How, then, does the future affect our present? Here are some of the ways:
  • Our future is likely to be one of limitations. In a society built on abundance, as is the United States, this is hard to envision. But in fact it is simple common sense. The planet is finite. Supplies of resources are finite. Our population and the demands it makes on resources cannot grow indefinitely. Our response to limitations—which we are already beginning to see in the case of water, and will soon see in the case of oil—will be one factor that determines whether, and how, we will survive.

  • Our destruction of the environment will begin to bite back. Most obviously, we will find our lives changed, and in peril, because of global warming unless we redesign our way of life to mitigate it and prevent it insofar as we can.

  • Our religious, ethical, and ideological systems will come more and more into question. The growing popularity of fundamentalist religion has so far masked the central problem of religion and philosophy: the shaking of their foundations by changes in the world and in our understanding of it. Yet each of us needs a moral and spiritual base. We cannot, and should not, abandon our search for it; but we must make that search in a different world from the one we have known.

We can respond to a perilous future in at least two ways:

  • By protecting ourselves and our families: Even as we look for ways that humanity can survive the future, we have a responsibility to do this. In its extreme form, however, it becomes self-centered and potentially dangerous. At the outer reaches of individual and family survival lies the survivalist mode: shotguns, cellars full of provisions, and paranoia. These reflections reject the survivalist approach.
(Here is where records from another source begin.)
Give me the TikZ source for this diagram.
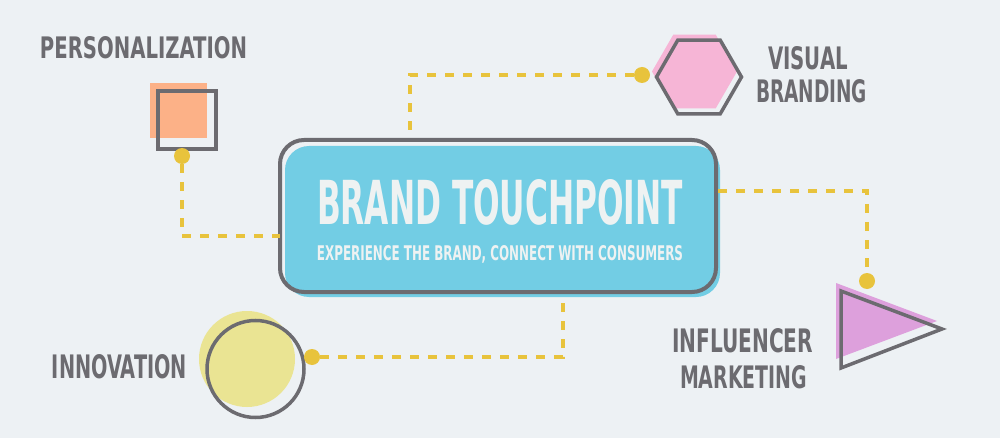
\documentclass[tikz,border=0pt]{standalone}
\usepackage{fontspec}
\usepackage{graphicx}
\newfontfamily\lblfont{DejaVu Sans Condensed Bold}
\newcommand\fitlbl[3]{\resizebox{#1pt}{#2pt}{\lblfont #3}}
\definecolor{bg}{HTML}{EDF1F4}
\definecolor{ink}{HTML}{6C6B70}
\definecolor{dashc}{HTML}{E8C33C}
\definecolor{orng}{HTML}{FCB187}
\definecolor{pnk}{HTML}{F6B5D6}
\definecolor{purp}{HTML}{DDA0DC}
\definecolor{ylw}{HTML}{EAE493}
\definecolor{blu}{HTML}{72CDE4}
\definecolor{txtw}{HTML}{EEF2F2}
\begin{document}
\begin{tikzpicture}[x=1pt,y=-1pt,
  lbl/.style={inner sep=0pt, anchor=base, text=ink},
  dashln/.style={draw=dashc, line width=4pt, dash pattern=on 9pt off 9pt},
  dotn/.style={circle, fill=dashc, minimum size=16pt, inner sep=0pt},
  outl/.style={draw=ink, line width=3.5pt},
]
\fill[bg] (0,0) rectangle (1000,438);
\useasboundingbox (0,0) rectangle (1000,438);

% main box
\fill[blu, rounded corners=24pt] (285,146) rectangle (720,297);
\node[draw=ink, line width=4pt, rounded corners=24pt, minimum width=436pt, minimum height=152pt, inner sep=0pt] (box) at (498,216) {};
\node[lbl, text=txtw] (title) at (500,225) {\fitlbl{366}{45}{BRAND TOUCHPOINT}};
\node[lbl, text=txtw] (sub) at (500,260) {\fitlbl{366}{15}{EXPERIENCE THE BRAND, CONNECT WITH CONSUMERS}};

% connector end points on the box
\coordinate (e1) at (280,236);
\coordinate (e2) at (410,138);
\coordinate (e3) at (718,191);
\coordinate (e4) at (563,297);

% personalization
\fill[orng] (150,83) rectangle (207,138);
\node[outl, minimum size=58pt, inner sep=0pt] (sq) at (187,120) {};
\node[lbl] (t1) at (143.5,59) {\fitlbl{207}{22}{PERSONALIZATION}};

% visual branding
\fill[pnk] (737,71.5) -- (715.75,34.7) -- (673.25,34.7) -- (652,71.5) -- (673.25,108.3) -- (715.75,108.3) -- cycle;
\draw[outl] (741.5,77) -- (720.25,40.2) -- (677.75,40.2) -- (656.5,77) -- (677.75,113.8) -- (720.25,113.8) -- cycle;
\node[lbl] (t2a) at (808,70) {\fitlbl{80}{23}{VISUAL}};
\node[lbl] (t2b) at (811.5,103) {\fitlbl{111}{23}{BRANDING}};

% influencer marketing
\fill[purp] (836,283) -- (937,321) -- (836,359) -- cycle;
\draw[outl] (841,291) -- (942,329) -- (841,368) -- cycle;
\node[lbl] (t3a) at (742.5,352) {\fitlbl{141}{24}{INFLUENCER}};
\node[lbl] (t3b) at (743.5,388) {\fitlbl{127}{23}{MARKETING}};

% innovation
\node[circle, fill=ylw, minimum size=96pt, inner sep=0pt] (yc) at (247,359) {};
\node[circle, outl, minimum size=97pt, inner sep=0pt] (gc) at (255.5,369) {};
\node[lbl] (t4) at (119.5,378) {\fitlbl{135}{24}{INNOVATION}};

% dots
\node[dotn] (d1) at (182,156) {};
\node[dotn] (d2) at (642,75) {};
\node[dotn] (d3) at (867,281) {};
\node[dotn] (d4) at (312,357) {};

% connectors
\draw[dashln] (d1.south) |- (e1);
\draw[dashln] (d2.west) -| (e2);
\draw[dashln] (e3) -| (d3.north);
\draw[dashln] (d4.east) -| (e4);
\end{tikzpicture}
\end{document}
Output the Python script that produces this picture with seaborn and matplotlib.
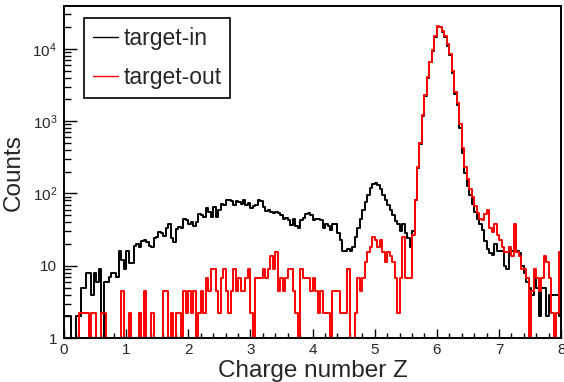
import numpy as np
import pandas as pd
import matplotlib
matplotlib.use("Agg")
import matplotlib.pyplot as plt
from matplotlib.lines import Line2D
from matplotlib.ticker import FixedLocator, FixedFormatter, LogLocator, MultipleLocator, NullFormatter
import seaborn as sns

# ---- data (200 bins, 0..8, width 0.04) ----
z_min, z_max, n_bins = 0.0, 8.0, 200

target_in = [
    2, 2, 2, 1, 1, 2, 2, 5, 5, 8, 8, 4, 8, 6, 9, 1, 6, 6, 7, 8, 8, 7, 16, 12, 9,
    16, 11, 11, 19, 20, 18, 22, 23, 21, 19, 18, 24, 25, 29, 28, 26, 33, 38, 24, 21, 32, 34, 33, 45, 43,
    38, 40, 36, 40, 52, 50, 47, 62, 55, 47, 64, 47, 60, 72, 70, 80, 82, 78, 70, 79, 76, 72, 80, 70, 74,
    62, 68, 70, 80, 78, 64, 58, 60, 55, 53, 55, 54, 50, 45, 46, 43, 37, 45, 36, 33, 43, 46, 52, 54, 50,
    43, 45, 45, 43, 33, 38, 36, 31, 38, 38, 28, 23, 16, 16, 17, 16, 18, 25, 33, 45, 60, 75, 95, 120, 137,
    139, 130, 117, 95, 80, 70, 60, 50, 42, 38, 30, 38, 28, 24, 18, 30, 80, 225, 490, 1180, 2250, 4000, 6500, 9300, 14700,
    20300, 19900, 17200, 14600, 11100, 8100, 4700, 2350, 1650, 800, 360, 190, 125, 95, 72, 55, 45, 38, 31, 22, 17, 15, 14, 20, 16,
    16, 16, 10, 9, 16, 16, 21, 16, 15, 10, 8, 6, 5, 4, 7, 5, 2, 5, 5, 2, 4, 4, 4, 4, 2,
]

target_out_counts = [
    0, 0, 0, 0, 0, 0, 1, 1, 1, 1, 0, 1, 1, 0, 0, 1, 1, 0, 0, 0, 0, 0, 0, 2, 0,
    0, 1, 0, 0, 0, 1, 0, 2, 0, 0, 1, 0, 0, 0, 0, 2, 2, 0, 1, 0, 1, 1, 0, 2, 1,
    2, 1, 2, 0, 1, 2, 1, 3, 2, 4, 4, 2, 1, 3, 4, 2, 1, 2, 4, 2, 3, 2, 2, 3, 4,
    1, 0, 3, 3, 3, 4, 3, 4, 6, 4, 7, 2, 3, 2, 3, 4, 4, 2, 1, 0, 4, 3, 3, 3, 2,
    3, 2, 1, 2, 1, 1, 1, 0, 2, 2, 2, 1, 1, 1, 4, 0, 0, 1, 3, 2, 3, 5, 7, 8, 11,
    10, 8, 10, 7, 5, 7, 6, 5, 3, 1, 3, 11, 3, 3, 3, 12, 36, 103, 223, 536, 1027, 1830, 2946, 4241, 6696,
    9152, 8929, 7813, 6696, 5134, 3795, 2232, 1116, 804, 402, 188, 103, 70, 52, 40, 30, 24, 20, 19, 23, 26, 15, 13, 17, 12,
    10, 8, 7, 7, 8, 6, 17, 7, 6, 4, 4, 3, 0, 2, 4, 3, 2, 3, 6, 5, 3, 1, 0, 1, 7,
]
target_out_norm = 2.24  # normalisation of target-out to target-in

y_ticks = [1, 10, 100, 1000, 10000]
y_tick_labels = ["1", "10", r"$10^{2}$", r"$10^{3}$", r"$10^{4}$"]
series_labels = ["target-in", "target-out"]

# ---- style ----
sns.set_style("ticks")
plt.rcParams["font.family"] = ["Liberation Sans", "DejaVu Sans"]
plt.rcParams["mathtext.fontset"] = "custom"
plt.rcParams["mathtext.rm"] = "Liberation Sans"
plt.rcParams["mathtext.it"] = "Liberation Sans"

edges = np.linspace(z_min, z_max, n_bins + 1)
centers = 0.5 * (edges[:-1] + edges[1:])
df = pd.DataFrame({
    "Z": np.concatenate([centers, centers]),
    "w": np.concatenate([np.array(target_in, float),
                         np.array(target_out_counts, float) * target_out_norm]),
    "sample": [series_labels[0]] * n_bins + [series_labels[1]] * n_bins,
})

fig = plt.figure(figsize=(5.64, 3.82), dpi=100)
ax = fig.add_axes([0.1135, 0.115, 0.8815, 0.869])

colors = {"target-in": "#000000", "target-out": "#ff0000"}
for lab in series_labels:
    sub = df[df["sample"] == lab]
    sns.histplot(data=sub, x="Z", weights="w", bins=list(edges), element="step",
                 fill=False, color=colors[lab], linewidth=1.4, ax=ax)

ax.set_yscale("log")
ax.set_xlim(z_min, z_max)
ax.set_ylim(1, 39000)

ax.xaxis.set_major_locator(MultipleLocator(1))
ax.xaxis.set_minor_locator(MultipleLocator(0.2))
ax.yaxis.set_major_locator(FixedLocator(y_ticks))
ax.yaxis.set_major_formatter(FixedFormatter(y_tick_labels))
ax.yaxis.set_minor_locator(LogLocator(base=10, subs=np.arange(2, 10)))
ax.yaxis.set_minor_formatter(NullFormatter())

ax.tick_params(which="both", direction="in", top=False, right=False, width=1.0, color="black")
ax.tick_params(axis="x", which="major", length=6.5, pad=3.5, labelsize=11)
ax.tick_params(axis="x", which="minor", length=3.6)
ax.tick_params(axis="y", which="major", length=9.4, pad=5, labelsize=11)
ax.tick_params(axis="y", which="minor", length=5)

for s in ax.spines.values():
    s.set_visible(True)
    s.set_linewidth(1.4)
    s.set_color("black")

ax.set_xlabel("Charge number Z", fontsize=17.5, labelpad=2)
ax.set_ylabel("Counts", fontsize=17.5, labelpad=5.5)

handles = [Line2D([], [], color=colors[l], lw=1.0) for l in series_labels]
leg = ax.legend(handles, series_labels, loc="upper left", bbox_to_anchor=(0.0402, 0.9639),
                borderaxespad=0, fontsize=16.5, frameon=True, fancybox=False,
                handlelength=1.09, handletextpad=0.22, borderpad=0.4, labelspacing=0.67)
leg.get_frame().set_edgecolor("black")
leg.get_frame().set_linewidth(1.2)
leg.get_frame().set_alpha(1)

fig.savefig("out.png", dpi=100)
  • By making changes that will make the future less dangerous for ourselves and for humanity. This is what I call the social design approach, for want of a better term. Social design happens whether we do it consciously or not. For example, the mass migration to the automobile-dependent suburbs in the 1950s and 1960s, though not planned, was a design decision by default. One of my goals in these reflections is to look at how our design—whether conscious or unconscious—molds the future even as our prediction of that future molds our design decisions.

Not all of these reflections will deal directly with these issues. But in the end, they will be about a future that is likely to be more challenging than any we have known—one in which past approaches will not work without rethinking.

Monday, April 17, 2006

Meditation on Hope

I begin this series of reflections with a Christmas letter from 2004.

These are dark days. As the Winter Solstice approaches, the sun appears later and disappears earlier. The news is full of wars, genocide, conflict, and environmental ruin. Things fall apart, as William Butler Yeats put it—and it is hard now to believe he was wrong.

Yet December, the darkest time of the year, is when many of us celebrate light and hope. Christians remember the birth of Jesus and the hope of peace and redemption. Jews celebrate the persistence of light against all odds. And there are traditions, going back beyond memory, that celebrate the Solstice itself, the end of growing darkness and the return, however slowly, of the light.

What these traditions have in common is hope. Not certainty, for hope is not about an assured future. Not optimism, for hope is not about cheerfulness or self-assurance. It is the condition that makes the future possible and undergirds authentic confidence. If we lose hope, we lose all. If we keep it, we can create the future, even without guarantees.

So it is well that we celebrate hope, even in dark times like these. At the Solstice, the sun will rise late and set early. The next day will be longer, even if only by a minute; and the day after that longer still. Greater light will come. And hope, wherever we find it, will still be with us.